Intervene at Auctions
Some organizations and individuals work directly at livestock auctions to outbid kill buyers and redirect horses to rescue. Groups like the ASPCA’s Right Horse program, local horse rescue networks, and kill-pen rescue organizations monitor auction schedules, identify at-risk horses, and raise funds to purchase them before they are loaded onto slaughter-bound trailers.
You can support this work financially or as a volunteer. Many rescue organizations post urgent fundraising appeals when they identify horses at auction that need to be pulled before a specific deadline. Fostering a rescued horse, even temporarily, expands the capacity of rescues that would otherwise have to turn animals away for lack of space.
A word of caution: some operations marketed as “kill pen rescues” online have faced criticism for inflating prices, misrepresenting horses’ situations, or effectively functioning as dealers themselves. Before donating, verify that the organization is a registered nonprofit, check reviews from other horse owners, and look for transparency about where funds go.
Push for Stronger Transport Enforcement
Federal regulations already govern the commercial transport of horses to slaughter, but enforcement is inconsistent. Under USDA rules, horses being shipped to slaughter must be given food, water, and rest for at least six consecutive hours before loading. Each horse must be certified as fit to travel, meaning it can bear weight on all four limbs, walk without assistance, is not blind in both eyes, is older than six months, and is not expected to give birth during the trip. During transport, horses must be checked at least every six hours, and any horse that becomes unable to stand must be euthanized by a veterinarian.
Transport vehicles must be designed to protect the animals’ health, with adequate ventilation and no sharp protrusions. In practice, violations of these rules are common and rarely penalized. Horses are regularly transported in overcrowded double-decker trailers designed for cattle, without adequate food or water, for trips that can last 24 hours or more.
Documenting and reporting transport violations helps build the case for stronger enforcement and new legislation. If you witness horses being transported in conditions that violate these standards, report it to the USDA’s Animal and Plant Health Inspection Service (APHIS). Photographs, video, license plate numbers, and location details strengthen complaints significantly.
Reduce the Surplus
The slaughter pipeline exists in part because more horses are bred each year than the market can absorb. The racing industry, the breeding industry, and casual breeders all produce foals without guaranteed homes. Reducing overbreeding is a long-term strategy that shrinks the number of horses that eventually become “unwanted.”
Supporting organizations that advocate for breeding reform within the racing and show industries addresses the problem at its source.

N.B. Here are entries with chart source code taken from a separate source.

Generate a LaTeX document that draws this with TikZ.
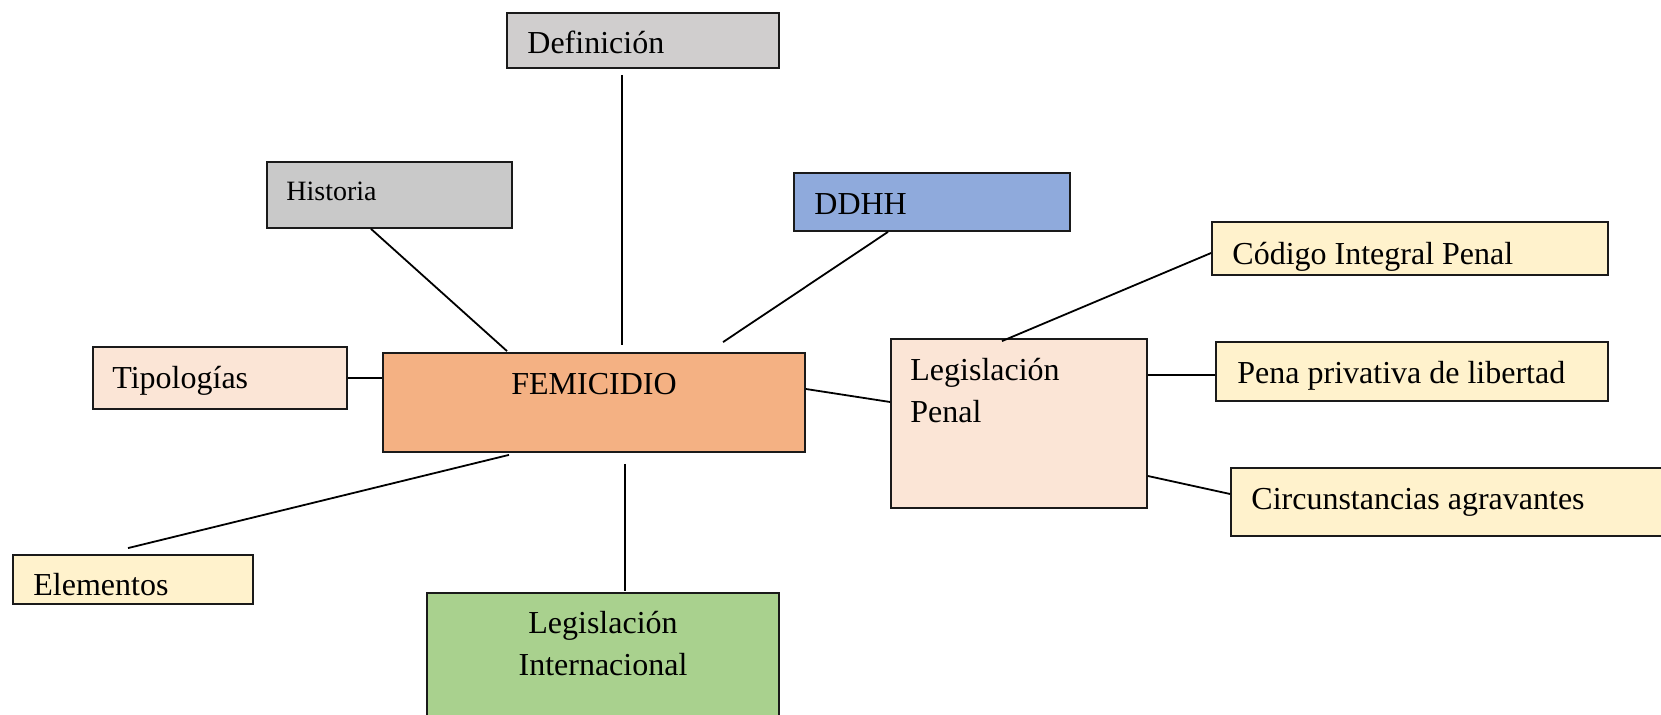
\documentclass[tikz,border=0pt]{standalone}
\usepackage{fontspec}
\setmainfont{Liberation Serif}
\usetikzlibrary{fit}
\definecolor{cdef}{HTML}{D0CECE}
\definecolor{chist}{HTML}{C9C9C9}
\definecolor{cddhh}{HTML}{8FAADC}
\definecolor{cfem}{HTML}{F4B183}
\definecolor{cpeach}{HTML}{FBE5D6}
\definecolor{cyel}{HTML}{FFF2CC}
\definecolor{cgreen}{HTML}{A9D18E}
\definecolor{cline}{HTML}{1A1A1A}
\tikzset{
  box/.style={draw=cline, line width=0.9pt, inner sep=0pt, rectangle},
  lbl/.style={inner sep=0pt, font=\fontsize{16}{19}\selectfont, anchor=base west},
  lblc/.style={inner sep=0pt, font=\fontsize{16}{19}\selectfont, anchor=base},
  conn/.style={draw=black, line width=0.9pt}
}
\begin{document}
\begin{tikzpicture}[x=0.5pt,y=-0.5pt]
\useasboundingbox (0,0) rectangle (1661,715);
% boxes
\node[box, fill=cdef,  fit={(507,13) (779,68)}] (def) {};
\node[box, fill=chist, fit={(267,162) (512,228)}] (hist) {};
\node[box, fill=cddhh, fit={(794,173) (1070,231)}] (ddhh) {};
\node[box, fill=cyel,  fit={(1212,222) (1608,275)}] (cod) {};
\node[box, fill=cpeach,fit={(891,339) (1147,508)}] (lp) {};
\node[box, fill=cyel,  fit={(1216,342) (1608,401)}] (pena) {};
\node[box, fill=cyel,  fit={(1231,468) (1680,536)}] (circ) {};
\node[box, fill=cpeach,fit={(93,347) (347,409)}] (tip) {};
\node[box, fill=cfem,  fit={(383,353) (805,452)}] (fem) {};
\node[box, fill=cyel,  fit={(13,555) (253,604)}] (elem) {};
\node[box, fill=cgreen,fit={(427,593) (779,735)}] (li) {};
% texts
\node[lbl] (tdef) at (527,54) {Definición};
\node[lbl, font=\fontsize{14}{17}\selectfont] (thist) at (286,201) {Historia};
\node[lbl] (tddhh) at (814,215) {DDHH};
\node[lbl] (tcod) at (1232,265) {Código Integral Penal};
\node[lbl] (tlp1) at (910,381) {Legislación};
\node[lbl] (tlp2) at (910,423) {Penal};
\node[lbl] (tpena) at (1237,384) {Pena privativa de libertad};
\node[lbl] (tcirc) at (1251,510) {Circunstancias agravantes};
\node[lbl] (ttip) at (112,389) {Tipologías};
\node[lblc] (tfem) at (594,395) {FEMICIDIO};
\node[lbl] (telem) at (33,596) {Elementos};
\node[lblc] (tli1) at (603,634) {Legislación};
\node[lblc] (tli2) at (603,676) {Internacional};
% connectors
\draw[conn] ([shift={(-21,6)}]def.south) -- ([shift={(28,-7)}]fem.north);
\draw[conn] ([shift={(-18.5,0)}]hist.south) -- ([shift={(-87,-1)}]fem.north);
\draw[conn] ([shift={(-44,0)}]ddhh.south) -- ([shift={(129,-10)}]fem.north);
\draw[conn] ([shift={(0,4.5)}]cod.west) -- ([shift={(-17,3)}]lp.north);
\draw[conn] (tip.east) -- (tip.east -| fem.west);
\draw[conn] ([shift={(0,-13.5)}]fem.east) -- ([shift={(0,-21.5)}]lp.west);
\draw[conn] ([shift={(0,3.5)}]pena.west) -- ([shift={(0,3.5)}]pena.west -| lp.east);
\draw[conn] ([shift={(0,52.5)}]lp.east) -- ([shift={(0,-8)}]circ.west);
\draw[conn] ([shift={(-85,2)}]fem.south) -- ([shift={(-5,-6)}]elem.north);
\draw[conn] ([shift={(31,11)}]fem.south) -- ([shift={(22,-1)}]li.north);
\end{tikzpicture}
\end{document}
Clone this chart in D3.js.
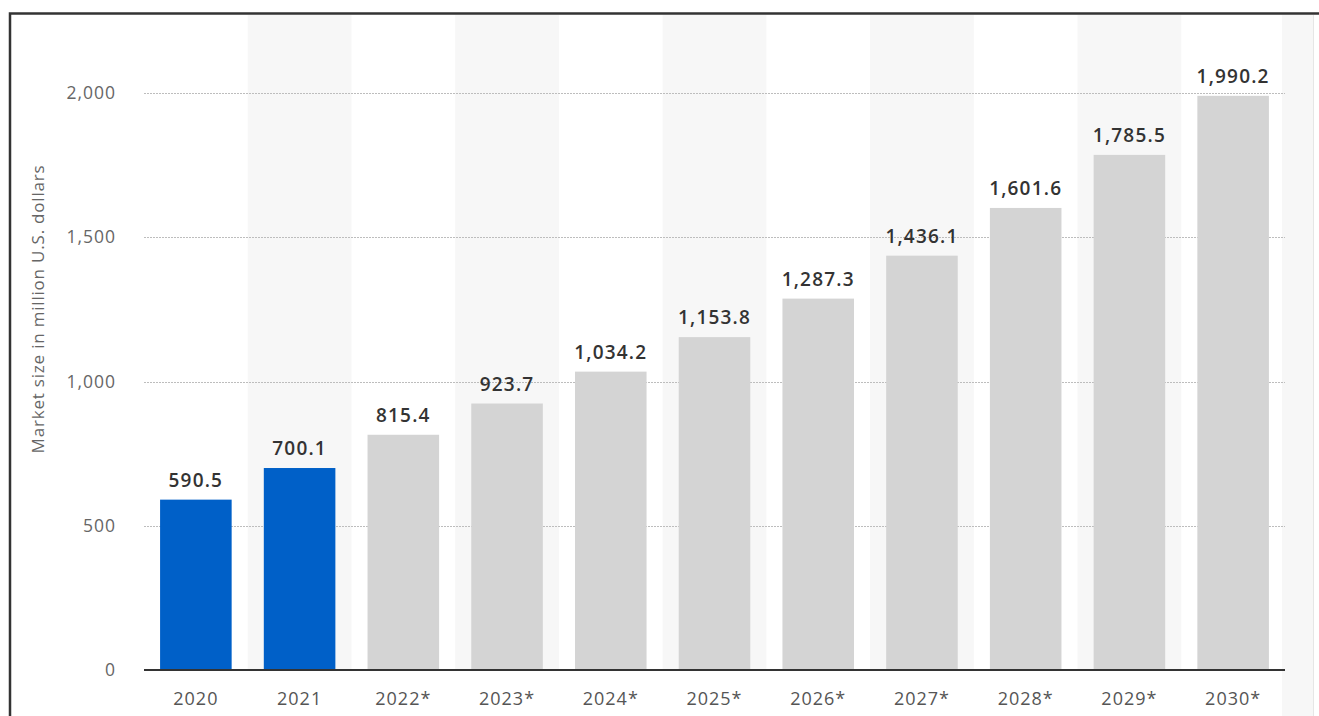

Some racing jurisdictions have begun funding aftercare programs for retired racehorses, and the Thoroughbred Aftercare Alliance accredits organizations that retrain and rehome former racehorses. Pressuring breed registries and racing commissions to require aftercare plans or limit incentives for overproduction can shift the economics that currently treat horses as disposable.
For individual breeders, the principle is straightforward: don’t breed a horse unless you have a plan for its entire life, including the possibility that it may need to come back to you. Every horse born without a lifelong safety net is a horse that could end up on a slaughter-bound trailer.